А она-то думала, глупая, что уже сполна расплатилась за своеволие, — когда чуть не умерла от лихорадки в лесу над Волховом, когда мучилась, чувствуя, что от разлуки с Вольгой сердце разрывается и сама душа по капле утекает вместе со слезами… Но расплата настигла ее сейчас — здесь, в этой тесной сырой бане, с двумя детьми на руках, из-за которых теперь ей придется умереть не один, а три раза, тридцать раз!
И в то же время ей почти не верилось, что она снова увидит Вольгу. Его образ остался там, в давно ушедшей жизни. Той юной девушки, «искорки», как звала ее мать, девушки, что клялась Вольге в любви, давно уже нет — она умерла, ее место заняла женщина, жена, мать… Когда Дивляна вспоминала те дни, сердце замирало от внутреннего отзвука давно забытой нежности, горячего юного чувства влечения и прочных надежд на близкое счастье… но тот Вольга, которого она помнила, тоже остался там, в прошлой жизни. Каков он нынешний, она не могла себе представить. И знала одно: призракам прошлого лучше оставаться в прошлом. Вторгаясь в настоящее, они, как зловредные навьи, губят и разрушают все…

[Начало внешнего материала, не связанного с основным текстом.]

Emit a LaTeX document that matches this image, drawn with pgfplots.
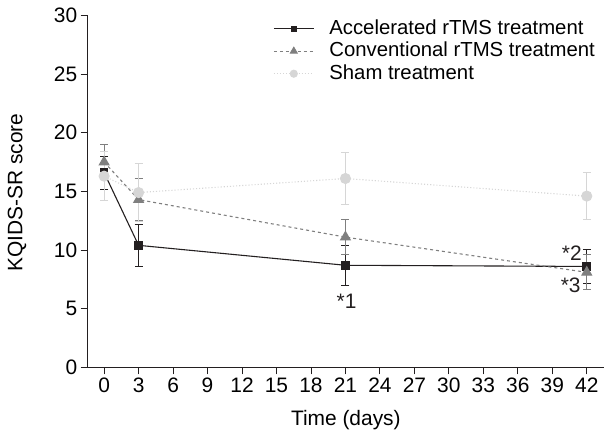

Враги появились на третий день — Вольга, как ни спешил, вел за собой все свое войско и потому двигался медленнее. Одд с дружиной руси и полотеских кривичей остался в Киеве, но и плесковской рати хватило на то, чтобы обложить все обитаемые вершины коростеньских круч и занять те из них, где не было защитных стен, — впрочем, жители со скотом и пожитками уже перебрались оттуда в город. По пути кривичи разграбили несколько прибрежных весей, привели с собой полон, захваченный скот. К небу потянулись дымы костров, застучали топоры.